Throwback Thursday

I told myself I wouldn't apologize for not posting and so long but... I am sorry.
This time of year is far from my favorite. It's a constant battle to not become firmly entrenched in painful holiday memories. This year I've battled those feelings buy swimming a lot. I've been swimming so much in fact that it became normal in my life again, and I found myself beginning to lose track of just how valuable and profound that time in the water is. In the month of January so far I've logged almost as much distance as I did in the whole month of December. I've also had the chance to swim with people I haven't seen in months and had the pleasure of several blissful open water swims including ones New year's Eve and New year's day in Seattle. That trip grounded me in a way that only the swim community can. It reminded me of how small I am but h dedicated and supportive the community is even of complete strangers.

Seattle, NYE/NYD 2020.

This is my second road trip to Seattle with the exclusive purpose of swimming. On New Year's Eve I swam just under 40 minutes and 48-degree water and very rough seas. I must say the Seattle swim community is full of vibrant fantastic beautiful (insert all of the positive words in the world here) people. There is nothing at all like swimming out of Alki Beach in beautiful 48-degree water during a storm one day and the next swimming from the same beach into a glassy beautiful calm sea with blue sky and puffy clouds. I love how at home in Portland we know almost exactly what to expect from the time our toes hit the water to the time we get back to the beach, but in Seattle, I love the duality of every swim I've ever done in Seattle.  It's so powerful to be in the water when the tide changes and feel its power or feel a storm fizzle out and die.

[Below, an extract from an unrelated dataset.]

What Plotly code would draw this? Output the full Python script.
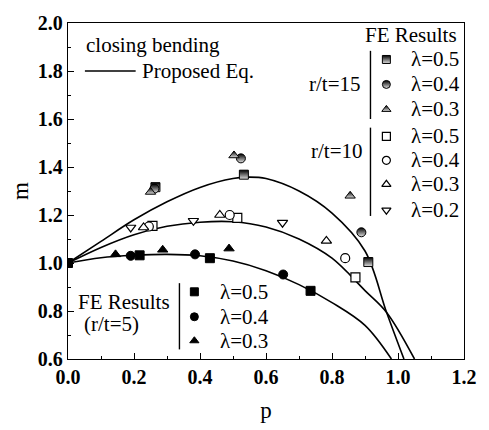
import plotly.graph_objects as go

# ---- FE results (r/t = 5, filled) ----
p5_sq = [0.0, 0.217, 0.43, 0.735]
m5_sq = [1.0, 1.032, 1.02, 0.884]
p5_ci = [0.19, 0.385, 0.652]
m5_ci = [1.03, 1.036, 0.952]
p5_tr = [0.144, 0.287, 0.488]
m5_tr = [1.036, 1.055, 1.06]

# ---- FE results (r/t = 10, open) ----
p10_sq = [0.256, 0.513, 0.871]
m10_sq = [1.155, 1.188, 0.94]
p10_ci = [0.245, 0.49, 0.84]
m10_ci = [1.152, 1.2, 1.02]
p10_tr = [0.229, 0.46, 0.783]
m10_tr = [1.148, 1.2, 1.092]
p10_dt = [0.19, 0.38, 0.65]
m10_dt = [1.148, 1.176, 1.168]

# ---- FE results (r/t = 15, half filled) ----
p15_sq = [0.265, 0.533, 0.91]
m15_sq = [1.316, 1.368, 1.004]
p15_ci = [0.262, 0.524, 0.889]
m15_ci = [1.31, 1.436, 1.128]
p15_tr = [0.25, 0.503, 0.855]
m15_tr = [1.296, 1.448, 1.28]

# ---- Proposed Eq. curves ----
curve_p5 = [0, 0.1, 0.2, 0.3, 0.4, 0.5, 0.6, 0.7, 0.8, 0.9, 0.98]
curve_m5 = [1.0, 1.022, 1.032, 1.036, 1.03, 1.008, 0.968, 0.91, 0.835, 0.74, 0.6]
curve_p10 = [0, 0.1, 0.2, 0.3, 0.4, 0.5, 0.6, 0.7, 0.8, 0.9, 0.965, 1.05]
curve_m10 = [1.0, 1.065, 1.118, 1.153, 1.17, 1.172, 1.15, 1.1, 1.02, 0.885, 0.795, 0.6]
curve_p15 = [0, 0.1, 0.2, 0.3, 0.4, 0.5, 0.55, 0.6, 0.7, 0.8, 0.9, 0.965, 1.018]
curve_m15 = [1.0, 1.09, 1.18, 1.255, 1.315, 1.352, 1.358, 1.352, 1.3, 1.208, 1.05, 0.796, 0.6]

lam15 = ["λ=0.5", "λ=0.4", "λ=0.3"]
lam10 = ["λ=0.5", "λ=0.4", "λ=0.3", "λ=0.2"]
lam5 = ["λ=0.5", "λ=0.4", "λ=0.3"]

FONT = "Liberation Serif"
W, H = 489, 430
L, R, T, B = 68, 466, 12, 362

fig = go.Figure()

for cp, cm in [(curve_p5, curve_m5), (curve_p10, curve_m10), (curve_p15, curve_m15)]:
    fig.add_trace(go.Scatter(x=cp, y=cm, mode="lines",
                             line=dict(color="black", width=1.6, shape="spline", smoothing=1.0),
                             hoverinfo="skip"))

half = dict(color="black", gradient=dict(type="vertical", color="#e0e0e0"),
            line=dict(color="black", width=1))
openm = dict(color="white", line=dict(color="black", width=1.2))
filled = dict(color="black", line=dict(color="black", width=1))

def pts(x, y, sym, style, size=9, xa="x", ya="y"):
    fig.add_trace(go.Scatter(x=x, y=y, mode="markers", xaxis=xa, yaxis=ya,
                             marker=dict(symbol=sym, size=size, **style),
                             hoverinfo="skip"))

pts(p5_sq, m5_sq, "square", filled)
pts(p5_ci, m5_ci, "circle", filled)
pts(p5_tr, m5_tr, "triangle-up", filled)
pts(p10_sq, m10_sq, "square", openm)
pts(p10_ci, m10_ci, "circle", openm)
pts(p10_tr, m10_tr, "triangle-up", openm)
pts(p10_dt, m10_dt, "triangle-down", openm)
pts(p15_sq, m15_sq, "square", half)
pts(p15_ci, m15_ci, "circle", half)
pts(p15_tr, m15_tr, "triangle-up", half)

# legend glyphs on a pixel-like overlay axis
ann = []
def txt(x, y, s, xanchor="center", size=21):
    ann.append(dict(x=x, y=y, xref="x2", yref="y2", text=s, showarrow=False,
                    xanchor=xanchor, yanchor="middle",
                    font=dict(family=FONT, size=size, color="black")))

ly15 = [50, 76, 102]
ly10 = [130, 155, 180, 207]
ly5 = [292, 318, 343]
pts([388] * 3, ly15, ["square", "circle", "triangle-up"], half, size=8, xa="x2", ya="y2")
pts([388] * 4, ly10, ["square", "circle", "triangle-up", "triangle-down"], openm, size=8, xa="x2", ya="y2")
pts([195] * 3, ly5, ["square", "circle", "triangle-up"], filled, size=8, xa="x2", ya="y2")
for y, s in zip(ly15, lam15):
    txt(437, y, s)
for y, s in zip(ly10, lam10):
    txt(437, y, s)
for y, s in zip(ly5, lam5):
    txt(245, y, s)

txt(413, 24, "FE Results")
txt(364, 76, "r/t=15", xanchor="right")
txt(366, 145, "r/t=10", xanchor="right")
txt(84, 35, "closing bending", xanchor="left")
txt(140, 62, "Proposed Eq.", xanchor="left")
txt(124, 303, "FE Results")
txt(112, 326, "(r/t=5)")

shapes = [
    dict(type="line", xref="x2", yref="y2", x0=85, x1=136, y0=62, y1=62, line=dict(color="black", width=1.4)),
    dict(type="line", xref="x2", yref="y2", x0=372, x1=372, y0=41, y1=112, line=dict(color="black", width=1.4)),
    dict(type="line", xref="x2", yref="y2", x0=372, x1=372, y0=121, y1=213, line=dict(color="black", width=1.4)),
    dict(type="line", xref="x2", yref="y2", x0=180, x1=180, y0=283, y1=352, line=dict(color="black", width=1.4)),
]

axis_common = dict(showgrid=False, zeroline=False, showline=True, linecolor="black", linewidth=1.4,
                   mirror=True, ticks="inside", ticklen=6, tickwidth=1.2, tickcolor="black",
                   tickfont=dict(family=FONT, size=20, color="black", weight="bold"))

fig.update_layout(
    width=W, height=H, showlegend=False,
    paper_bgcolor="white", plot_bgcolor="white",
    margin=dict(l=L, r=W - R, t=T, b=H - B),
    xaxis=dict(range=[0, 1.2], tickvals=[0, 0.2, 0.4, 0.6, 0.8, 1.0, 1.2],
               ticktext=["0.0", "0.2", "0.4", "0.6", "0.8", "1.0", "1.2"],
               minor=dict(tickvals=[0.1, 0.3, 0.5, 0.7, 0.9, 1.1], ticks="inside", ticklen=3,
                          tickwidth=1, tickcolor="black"),
               title=dict(text="p", standoff=14, font=dict(family=FONT, size=23, color="black")),
               **axis_common),
    yaxis=dict(range=[0.6, 2.0], tickvals=[0.6, 0.8, 1.0, 1.2, 1.4, 1.6, 1.8, 2.0],
               ticktext=["0.6", "0.8", "1.0", "1.2", "1.4", "1.6", "1.8", "2.0"],
               minor=dict(tickvals=[0.7, 0.9, 1.1, 1.3, 1.5, 1.7, 1.9], ticks="inside", ticklen=3,
                          tickwidth=1, tickcolor="black"),
               title=dict(text="m", standoff=2, font=dict(family=FONT, size=23, color="black")),
               **axis_common),
    xaxis2=dict(overlaying="x", range=[L, R], visible=False, anchor="y2"),
    yaxis2=dict(overlaying="y", range=[B, T], visible=False, anchor="x2"),
    annotations=ann, shapes=shapes,
)

fig.write_html("out.html")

The Yeti hat I modified in NC found a new home! Congrats sweet friend! 
I've also spent so much time in the pool that I can't even remember all the swims. Here's a graph showing the ridiculous amount of time I spent in the water over the last month.

Okay. Hashtag throwback Thursday.

So today is the second to last day of my level 1 fieldwork at a local inpatient mental health facility. And I swam before going in. I got to the pool 15 minutes early thinking I would be rewarded with some actual lap lane availability, but that was not the case. I had to make a very tough decision between constantly lapping people and feeling like a jerk, or swimming with the fast group that swim every morning together for a massive long/fast workout. Thankfully that was decided for me, one of the fast swimmers asked me to join. So I did. Oh my God! I have not done anything that hard in as long as I can remember. One would think swimming in water and the low low 40s is hard, but nope, not even close. Chasing the toes of much faster swimmers for nearly 2 miles- impossible. I thought my heart was going to explode out of my chest. Even after getting to my fieldwork assignment my chest hurts so bad I thought I was having a heart attack. The whole time swimming was a reminder of why I quit swimming when I was in high school. I've never been a fast swimmer not by the standards of fast swimmers, and today proved that point. Doing 100s on 1:25 is too fast.
I can't believe I even tried, I can't believe that I'm going to try again tomorrow.
I found myself being very self-conscious of my abilities and abilities in the water in a way that I haven't in a long time, like probably since I was 15. I felt slow, sloppy, and embarrassed. Swimming with the fast kids made me realize several things about my swimming and myself. Let's start with the easy things-  what it made me realize about my swimming
1.  I breathe going into my flip turns
2.  I breathe coming out of my flip turns
3.  I don't dolphin kick off the wall
4.  I don't kick.
5.  I don't kick.
6.  I'm not as fast as I think I am

Things that today made me realize about myself:
1. I am very sensitive when it comes to my worth as a swimmer
2. I am extremely uncomfortable not being at least average speed in a group
3. I am extremely uncomfortable being the slowest person in the lane
4. Not being able to keep up in a lane makes me feel as if my effort doesn't matter
5. I quit swimming as a kid because of these feelings 
6. My feelings of self-worth are greatly influenced by my athletic abilities.

Last Sunday I had a fun swim at the local indoor water park, and while I didn't get to go down the slides, or play in the wave pool, I did treat myself to a corn dog. Delicious!

The week before I had my longest ànd coldest swim ever! Whoot!